▶ [Objective]
Set down word for word each line from the start of the listing through the line that contains "const py = y => (H - B - y) / ph;", both included.

▶ [Data block]
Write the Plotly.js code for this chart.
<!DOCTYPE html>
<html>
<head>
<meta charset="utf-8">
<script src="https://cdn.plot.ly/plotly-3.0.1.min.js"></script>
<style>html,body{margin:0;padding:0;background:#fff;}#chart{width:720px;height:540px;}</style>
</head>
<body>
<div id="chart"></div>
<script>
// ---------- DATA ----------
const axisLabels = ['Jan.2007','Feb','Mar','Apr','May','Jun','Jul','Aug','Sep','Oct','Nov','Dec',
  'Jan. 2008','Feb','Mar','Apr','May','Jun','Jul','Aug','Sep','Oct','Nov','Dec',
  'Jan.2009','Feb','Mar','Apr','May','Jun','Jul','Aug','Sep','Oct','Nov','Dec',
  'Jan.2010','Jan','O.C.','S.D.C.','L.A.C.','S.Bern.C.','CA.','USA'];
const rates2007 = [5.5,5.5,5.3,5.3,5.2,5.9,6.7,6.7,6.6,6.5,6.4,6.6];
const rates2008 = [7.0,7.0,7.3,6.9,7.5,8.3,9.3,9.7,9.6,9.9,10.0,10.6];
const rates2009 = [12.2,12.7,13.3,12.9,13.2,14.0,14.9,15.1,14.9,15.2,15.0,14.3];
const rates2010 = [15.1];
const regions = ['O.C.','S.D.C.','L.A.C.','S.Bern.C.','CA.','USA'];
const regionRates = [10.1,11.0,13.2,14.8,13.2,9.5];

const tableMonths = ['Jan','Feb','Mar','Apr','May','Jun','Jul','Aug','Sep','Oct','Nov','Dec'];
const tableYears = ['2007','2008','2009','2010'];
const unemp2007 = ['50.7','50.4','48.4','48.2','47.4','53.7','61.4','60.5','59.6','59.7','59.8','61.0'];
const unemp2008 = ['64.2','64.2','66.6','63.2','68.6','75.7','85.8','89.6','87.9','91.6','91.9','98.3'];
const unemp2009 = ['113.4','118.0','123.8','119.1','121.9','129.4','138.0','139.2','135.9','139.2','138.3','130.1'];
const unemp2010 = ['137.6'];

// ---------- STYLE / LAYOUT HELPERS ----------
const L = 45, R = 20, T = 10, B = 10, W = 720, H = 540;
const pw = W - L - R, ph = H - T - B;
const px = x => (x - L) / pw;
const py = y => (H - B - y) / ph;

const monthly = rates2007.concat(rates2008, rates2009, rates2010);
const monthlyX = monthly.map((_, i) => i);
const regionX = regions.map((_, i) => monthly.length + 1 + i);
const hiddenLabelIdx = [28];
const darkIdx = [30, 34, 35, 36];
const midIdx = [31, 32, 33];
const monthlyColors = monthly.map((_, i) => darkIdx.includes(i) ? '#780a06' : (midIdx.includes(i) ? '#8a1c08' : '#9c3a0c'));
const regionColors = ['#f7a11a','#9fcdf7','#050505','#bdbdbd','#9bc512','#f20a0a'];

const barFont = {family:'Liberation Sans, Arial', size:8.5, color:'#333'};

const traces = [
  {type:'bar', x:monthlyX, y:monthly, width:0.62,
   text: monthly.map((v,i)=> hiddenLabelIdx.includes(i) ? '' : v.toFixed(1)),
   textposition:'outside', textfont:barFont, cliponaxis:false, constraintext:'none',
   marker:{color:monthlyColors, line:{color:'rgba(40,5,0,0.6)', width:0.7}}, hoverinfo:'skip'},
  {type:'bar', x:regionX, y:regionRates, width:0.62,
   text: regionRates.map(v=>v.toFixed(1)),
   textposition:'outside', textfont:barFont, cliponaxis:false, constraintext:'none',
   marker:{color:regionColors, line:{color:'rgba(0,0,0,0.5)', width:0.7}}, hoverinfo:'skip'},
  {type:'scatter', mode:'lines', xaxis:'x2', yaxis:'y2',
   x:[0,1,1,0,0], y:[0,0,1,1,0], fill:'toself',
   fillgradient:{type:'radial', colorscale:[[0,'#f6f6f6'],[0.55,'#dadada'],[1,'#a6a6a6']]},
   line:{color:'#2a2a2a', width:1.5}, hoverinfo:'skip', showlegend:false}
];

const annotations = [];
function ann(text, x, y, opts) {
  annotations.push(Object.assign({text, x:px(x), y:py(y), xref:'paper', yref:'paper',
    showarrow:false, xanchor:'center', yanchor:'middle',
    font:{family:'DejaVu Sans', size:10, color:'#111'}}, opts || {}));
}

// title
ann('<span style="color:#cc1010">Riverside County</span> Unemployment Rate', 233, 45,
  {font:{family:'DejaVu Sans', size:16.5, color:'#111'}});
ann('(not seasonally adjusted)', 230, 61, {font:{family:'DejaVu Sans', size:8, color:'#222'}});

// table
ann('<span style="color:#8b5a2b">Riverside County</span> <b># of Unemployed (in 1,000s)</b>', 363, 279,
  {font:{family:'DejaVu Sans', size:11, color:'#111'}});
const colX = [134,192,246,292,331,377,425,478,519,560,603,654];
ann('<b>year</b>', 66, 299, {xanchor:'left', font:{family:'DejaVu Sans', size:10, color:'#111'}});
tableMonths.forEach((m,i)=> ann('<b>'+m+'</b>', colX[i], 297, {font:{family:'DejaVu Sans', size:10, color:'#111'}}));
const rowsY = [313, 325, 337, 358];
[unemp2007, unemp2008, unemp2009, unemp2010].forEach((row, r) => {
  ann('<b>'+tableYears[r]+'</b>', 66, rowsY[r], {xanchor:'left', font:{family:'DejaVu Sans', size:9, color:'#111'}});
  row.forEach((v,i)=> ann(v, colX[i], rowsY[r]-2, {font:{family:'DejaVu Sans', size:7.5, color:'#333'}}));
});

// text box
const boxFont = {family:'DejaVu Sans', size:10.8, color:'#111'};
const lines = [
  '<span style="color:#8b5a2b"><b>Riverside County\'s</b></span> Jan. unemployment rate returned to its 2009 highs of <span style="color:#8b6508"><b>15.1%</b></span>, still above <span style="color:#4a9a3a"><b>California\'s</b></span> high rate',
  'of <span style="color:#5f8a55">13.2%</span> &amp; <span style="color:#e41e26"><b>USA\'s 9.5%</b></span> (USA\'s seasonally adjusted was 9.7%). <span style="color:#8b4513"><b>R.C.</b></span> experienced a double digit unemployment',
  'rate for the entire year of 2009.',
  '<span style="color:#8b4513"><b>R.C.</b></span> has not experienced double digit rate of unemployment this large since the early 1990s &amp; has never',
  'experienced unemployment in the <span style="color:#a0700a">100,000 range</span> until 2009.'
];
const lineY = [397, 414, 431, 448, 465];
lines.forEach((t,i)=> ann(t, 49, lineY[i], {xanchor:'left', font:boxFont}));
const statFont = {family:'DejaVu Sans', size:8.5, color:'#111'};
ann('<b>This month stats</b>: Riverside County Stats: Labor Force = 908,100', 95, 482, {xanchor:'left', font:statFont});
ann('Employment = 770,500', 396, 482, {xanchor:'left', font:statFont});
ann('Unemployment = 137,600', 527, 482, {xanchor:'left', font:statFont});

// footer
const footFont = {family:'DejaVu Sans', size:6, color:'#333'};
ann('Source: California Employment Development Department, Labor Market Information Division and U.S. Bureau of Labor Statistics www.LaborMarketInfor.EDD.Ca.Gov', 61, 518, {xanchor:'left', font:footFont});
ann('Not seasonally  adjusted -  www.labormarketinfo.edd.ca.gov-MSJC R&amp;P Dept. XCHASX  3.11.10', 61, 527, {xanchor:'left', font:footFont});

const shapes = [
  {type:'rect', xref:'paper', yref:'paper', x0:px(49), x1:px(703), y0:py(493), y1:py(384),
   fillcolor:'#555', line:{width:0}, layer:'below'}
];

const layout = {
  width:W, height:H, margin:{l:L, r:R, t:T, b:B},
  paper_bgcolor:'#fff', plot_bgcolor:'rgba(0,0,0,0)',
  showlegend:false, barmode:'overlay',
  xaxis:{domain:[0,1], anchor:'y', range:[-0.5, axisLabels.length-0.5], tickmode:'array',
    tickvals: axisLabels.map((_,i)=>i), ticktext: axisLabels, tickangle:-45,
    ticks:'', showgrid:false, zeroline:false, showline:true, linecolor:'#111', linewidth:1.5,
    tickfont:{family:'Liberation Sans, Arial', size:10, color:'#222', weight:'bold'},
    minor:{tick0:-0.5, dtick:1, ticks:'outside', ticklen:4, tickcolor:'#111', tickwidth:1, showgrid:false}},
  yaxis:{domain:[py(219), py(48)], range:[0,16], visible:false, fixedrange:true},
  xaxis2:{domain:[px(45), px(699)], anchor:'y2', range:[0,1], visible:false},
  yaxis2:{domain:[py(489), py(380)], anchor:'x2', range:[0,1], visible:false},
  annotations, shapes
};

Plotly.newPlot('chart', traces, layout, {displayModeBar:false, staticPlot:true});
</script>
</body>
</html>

▶ [Finished answer]
Write the Plotly.js code for this chart.
<!DOCTYPE html>
<html>
<head>
<meta charset="utf-8">
<script src="https://cdn.plot.ly/plotly-3.0.1.min.js"></script>
<style>html,body{margin:0;padding:0;background:#fff;}#chart{width:720px;height:540px;}</style>
</head>
<body>
<div id="chart"></div>
<script>
// ---------- DATA ----------
const axisLabels = ['Jan.2007','Feb','Mar','Apr','May','Jun','Jul','Aug','Sep','Oct','Nov','Dec',
  'Jan. 2008','Feb','Mar','Apr','May','Jun','Jul','Aug','Sep','Oct','Nov','Dec',
  'Jan.2009','Feb','Mar','Apr','May','Jun','Jul','Aug','Sep','Oct','Nov','Dec',
  'Jan.2010','Jan','O.C.','S.D.C.','L.A.C.','S.Bern.C.','CA.','USA'];
const rates2007 = [5.5,5.5,5.3,5.3,5.2,5.9,6.7,6.7,6.6,6.5,6.4,6.6];
const rates2008 = [7.0,7.0,7.3,6.9,7.5,8.3,9.3,9.7,9.6,9.9,10.0,10.6];
const rates2009 = [12.2,12.7,13.3,12.9,13.2,14.0,14.9,15.1,14.9,15.2,15.0,14.3];
const rates2010 = [15.1];
const regions = ['O.C.','S.D.C.','L.A.C.','S.Bern.C.','CA.','USA'];
const regionRates = [10.1,11.0,13.2,14.8,13.2,9.5];

const tableMonths = ['Jan','Feb','Mar','Apr','May','Jun','Jul','Aug','Sep','Oct','Nov','Dec'];
const tableYears = ['2007','2008','2009','2010'];
const unemp2007 = ['50.7','50.4','48.4','48.2','47.4','53.7','61.4','60.5','59.6','59.7','59.8','61.0'];
const unemp2008 = ['64.2','64.2','66.6','63.2','68.6','75.7','85.8','89.6','87.9','91.6','91.9','98.3'];
const unemp2009 = ['113.4','118.0','123.8','119.1','121.9','129.4','138.0','139.2','135.9','139.2','138.3','130.1'];
const unemp2010 = ['137.6'];

// ---------- STYLE / LAYOUT HELPERS ----------
const L = 45, R = 20, T = 10, B = 10, W = 720, H = 540;
const pw = W - L - R, ph = H - T - B;
const px = x => (x - L) / pw;
const py = y => (H - B - y) / ph;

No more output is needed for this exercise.